◆ The problem ◆
Among the entries, which lines carry the string "this"? Copy each of them.
■ ■ ■ ■
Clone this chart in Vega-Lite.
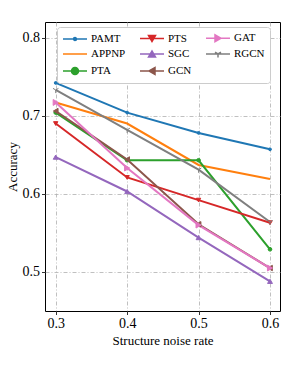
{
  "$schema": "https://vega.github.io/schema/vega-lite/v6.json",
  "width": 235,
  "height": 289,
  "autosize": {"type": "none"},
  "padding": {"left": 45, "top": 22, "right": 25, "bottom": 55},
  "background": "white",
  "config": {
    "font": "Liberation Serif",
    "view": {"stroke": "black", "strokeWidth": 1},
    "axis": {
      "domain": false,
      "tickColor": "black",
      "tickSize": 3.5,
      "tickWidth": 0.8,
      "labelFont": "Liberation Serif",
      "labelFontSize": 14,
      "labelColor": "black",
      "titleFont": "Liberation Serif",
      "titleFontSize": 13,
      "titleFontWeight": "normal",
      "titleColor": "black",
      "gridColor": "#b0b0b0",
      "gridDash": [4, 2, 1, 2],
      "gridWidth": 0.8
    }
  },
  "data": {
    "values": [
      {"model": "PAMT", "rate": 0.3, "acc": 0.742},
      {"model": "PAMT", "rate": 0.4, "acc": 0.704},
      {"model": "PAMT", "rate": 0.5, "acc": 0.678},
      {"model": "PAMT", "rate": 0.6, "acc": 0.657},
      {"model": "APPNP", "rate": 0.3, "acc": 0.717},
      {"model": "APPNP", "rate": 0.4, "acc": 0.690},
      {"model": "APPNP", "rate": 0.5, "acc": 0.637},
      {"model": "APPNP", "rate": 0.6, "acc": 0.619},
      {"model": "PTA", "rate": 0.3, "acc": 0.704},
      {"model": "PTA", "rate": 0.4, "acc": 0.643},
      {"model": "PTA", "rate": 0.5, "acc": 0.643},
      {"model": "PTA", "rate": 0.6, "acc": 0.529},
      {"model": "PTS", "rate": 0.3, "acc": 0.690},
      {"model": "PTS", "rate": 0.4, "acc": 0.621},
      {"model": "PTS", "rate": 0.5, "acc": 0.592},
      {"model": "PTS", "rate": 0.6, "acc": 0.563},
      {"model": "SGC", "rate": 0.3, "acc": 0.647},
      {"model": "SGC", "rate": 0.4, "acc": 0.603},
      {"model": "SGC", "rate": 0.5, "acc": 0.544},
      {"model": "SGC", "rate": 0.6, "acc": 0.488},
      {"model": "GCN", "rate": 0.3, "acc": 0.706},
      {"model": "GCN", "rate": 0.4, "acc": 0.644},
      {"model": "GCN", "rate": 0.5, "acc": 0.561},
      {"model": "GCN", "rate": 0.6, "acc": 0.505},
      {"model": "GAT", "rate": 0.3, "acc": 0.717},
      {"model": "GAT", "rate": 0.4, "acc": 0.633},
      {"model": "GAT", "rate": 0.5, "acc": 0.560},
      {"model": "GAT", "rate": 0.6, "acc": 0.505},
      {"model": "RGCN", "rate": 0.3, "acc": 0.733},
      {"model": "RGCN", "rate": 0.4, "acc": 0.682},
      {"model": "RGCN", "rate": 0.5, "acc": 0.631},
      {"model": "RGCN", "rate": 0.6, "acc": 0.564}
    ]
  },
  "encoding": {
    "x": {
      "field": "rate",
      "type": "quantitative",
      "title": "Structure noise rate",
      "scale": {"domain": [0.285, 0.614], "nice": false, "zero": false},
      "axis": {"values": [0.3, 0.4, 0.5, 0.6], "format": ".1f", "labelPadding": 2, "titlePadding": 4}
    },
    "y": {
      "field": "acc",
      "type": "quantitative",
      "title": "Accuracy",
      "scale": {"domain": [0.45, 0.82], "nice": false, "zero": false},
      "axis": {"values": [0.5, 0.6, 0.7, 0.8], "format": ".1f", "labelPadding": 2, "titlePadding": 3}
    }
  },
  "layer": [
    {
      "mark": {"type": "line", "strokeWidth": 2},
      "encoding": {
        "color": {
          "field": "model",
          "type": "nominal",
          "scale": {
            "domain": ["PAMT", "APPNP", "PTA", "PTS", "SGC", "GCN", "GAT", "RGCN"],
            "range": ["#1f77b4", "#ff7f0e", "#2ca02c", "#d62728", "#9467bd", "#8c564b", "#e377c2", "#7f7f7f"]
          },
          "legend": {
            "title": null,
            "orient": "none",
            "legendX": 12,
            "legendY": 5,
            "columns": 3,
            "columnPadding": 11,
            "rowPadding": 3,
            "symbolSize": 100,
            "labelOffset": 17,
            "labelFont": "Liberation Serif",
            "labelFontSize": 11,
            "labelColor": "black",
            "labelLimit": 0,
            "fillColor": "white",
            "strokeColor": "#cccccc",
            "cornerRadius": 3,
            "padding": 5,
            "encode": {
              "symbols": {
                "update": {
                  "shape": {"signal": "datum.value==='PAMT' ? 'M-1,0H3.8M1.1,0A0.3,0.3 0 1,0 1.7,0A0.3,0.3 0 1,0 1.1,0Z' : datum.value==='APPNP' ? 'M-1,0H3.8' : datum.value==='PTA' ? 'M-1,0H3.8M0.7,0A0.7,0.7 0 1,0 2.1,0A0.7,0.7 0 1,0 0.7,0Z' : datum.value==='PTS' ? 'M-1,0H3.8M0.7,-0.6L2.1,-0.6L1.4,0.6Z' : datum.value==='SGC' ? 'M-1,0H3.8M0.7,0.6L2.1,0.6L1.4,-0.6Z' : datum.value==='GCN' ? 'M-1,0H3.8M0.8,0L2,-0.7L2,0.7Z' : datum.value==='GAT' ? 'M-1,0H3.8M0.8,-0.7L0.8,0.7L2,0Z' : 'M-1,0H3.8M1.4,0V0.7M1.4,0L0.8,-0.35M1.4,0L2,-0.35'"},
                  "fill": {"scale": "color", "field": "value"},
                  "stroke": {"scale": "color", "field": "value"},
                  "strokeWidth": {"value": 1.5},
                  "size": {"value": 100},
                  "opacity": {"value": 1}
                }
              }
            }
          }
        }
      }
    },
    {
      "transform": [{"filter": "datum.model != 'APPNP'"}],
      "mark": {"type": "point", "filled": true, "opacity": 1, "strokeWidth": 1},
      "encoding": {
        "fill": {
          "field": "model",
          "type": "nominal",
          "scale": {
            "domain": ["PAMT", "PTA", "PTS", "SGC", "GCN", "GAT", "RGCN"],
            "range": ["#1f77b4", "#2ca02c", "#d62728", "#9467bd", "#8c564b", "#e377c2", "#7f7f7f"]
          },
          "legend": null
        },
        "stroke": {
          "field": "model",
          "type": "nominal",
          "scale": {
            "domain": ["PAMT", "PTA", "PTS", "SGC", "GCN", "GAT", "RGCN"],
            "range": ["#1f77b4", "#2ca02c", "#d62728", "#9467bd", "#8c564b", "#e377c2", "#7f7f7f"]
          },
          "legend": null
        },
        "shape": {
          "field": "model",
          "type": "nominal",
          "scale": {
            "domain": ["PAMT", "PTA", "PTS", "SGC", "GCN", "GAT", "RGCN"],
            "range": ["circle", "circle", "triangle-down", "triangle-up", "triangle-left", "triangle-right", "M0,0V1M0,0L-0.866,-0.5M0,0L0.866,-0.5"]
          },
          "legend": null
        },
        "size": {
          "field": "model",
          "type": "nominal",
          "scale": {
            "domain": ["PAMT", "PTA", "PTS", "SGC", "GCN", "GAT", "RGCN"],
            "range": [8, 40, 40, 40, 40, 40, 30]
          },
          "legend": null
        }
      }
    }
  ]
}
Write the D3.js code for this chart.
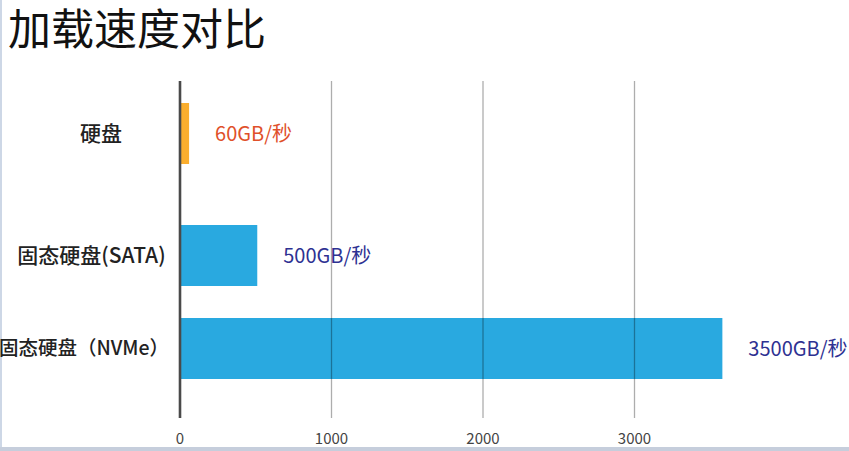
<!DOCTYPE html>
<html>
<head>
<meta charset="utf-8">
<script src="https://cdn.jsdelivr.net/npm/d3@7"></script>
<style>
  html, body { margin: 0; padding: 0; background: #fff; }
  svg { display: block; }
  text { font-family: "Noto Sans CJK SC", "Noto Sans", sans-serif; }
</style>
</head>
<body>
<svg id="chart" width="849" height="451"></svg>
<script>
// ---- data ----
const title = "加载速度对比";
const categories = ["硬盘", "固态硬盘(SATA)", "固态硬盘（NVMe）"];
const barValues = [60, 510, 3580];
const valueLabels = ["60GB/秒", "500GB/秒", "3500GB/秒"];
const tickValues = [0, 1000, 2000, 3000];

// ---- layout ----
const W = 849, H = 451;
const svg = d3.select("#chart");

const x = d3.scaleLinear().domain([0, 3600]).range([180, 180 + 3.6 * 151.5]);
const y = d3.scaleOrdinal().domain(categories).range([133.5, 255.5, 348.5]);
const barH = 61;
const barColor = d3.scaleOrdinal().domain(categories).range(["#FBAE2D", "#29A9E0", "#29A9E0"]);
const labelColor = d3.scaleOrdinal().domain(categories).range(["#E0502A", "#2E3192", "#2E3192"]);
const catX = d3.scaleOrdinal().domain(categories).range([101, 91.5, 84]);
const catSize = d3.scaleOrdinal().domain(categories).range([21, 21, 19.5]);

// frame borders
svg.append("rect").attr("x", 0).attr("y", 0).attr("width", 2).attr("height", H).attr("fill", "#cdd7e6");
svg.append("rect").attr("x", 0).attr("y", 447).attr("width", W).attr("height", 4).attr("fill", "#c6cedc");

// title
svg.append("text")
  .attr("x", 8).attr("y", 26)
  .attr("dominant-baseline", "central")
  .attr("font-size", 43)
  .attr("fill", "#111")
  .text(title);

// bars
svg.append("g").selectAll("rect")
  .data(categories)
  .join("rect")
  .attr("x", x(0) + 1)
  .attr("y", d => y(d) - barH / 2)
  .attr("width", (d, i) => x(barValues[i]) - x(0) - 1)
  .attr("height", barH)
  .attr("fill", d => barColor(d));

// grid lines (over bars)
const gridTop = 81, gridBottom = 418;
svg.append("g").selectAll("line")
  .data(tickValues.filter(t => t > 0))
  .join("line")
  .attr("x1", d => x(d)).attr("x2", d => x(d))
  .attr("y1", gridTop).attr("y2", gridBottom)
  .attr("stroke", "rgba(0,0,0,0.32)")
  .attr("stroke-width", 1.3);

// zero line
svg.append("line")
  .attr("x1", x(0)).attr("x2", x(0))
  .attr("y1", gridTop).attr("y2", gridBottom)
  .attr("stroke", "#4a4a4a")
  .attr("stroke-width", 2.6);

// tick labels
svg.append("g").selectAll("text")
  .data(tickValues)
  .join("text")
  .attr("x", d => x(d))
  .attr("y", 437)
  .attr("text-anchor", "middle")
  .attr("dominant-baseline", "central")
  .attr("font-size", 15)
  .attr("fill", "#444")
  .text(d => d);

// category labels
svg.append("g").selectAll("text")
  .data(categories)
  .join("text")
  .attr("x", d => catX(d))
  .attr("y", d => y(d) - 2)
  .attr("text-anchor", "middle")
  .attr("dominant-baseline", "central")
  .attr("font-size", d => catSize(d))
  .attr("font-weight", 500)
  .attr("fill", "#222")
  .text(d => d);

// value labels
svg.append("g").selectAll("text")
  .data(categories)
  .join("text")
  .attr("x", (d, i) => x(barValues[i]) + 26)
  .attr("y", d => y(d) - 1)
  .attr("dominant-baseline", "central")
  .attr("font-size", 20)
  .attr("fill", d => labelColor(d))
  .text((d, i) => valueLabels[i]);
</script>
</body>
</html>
■ ■ ■ ■
◆ In response ◆
Clone this chart in Vega-Lite.
Write the D3.js code for this chart.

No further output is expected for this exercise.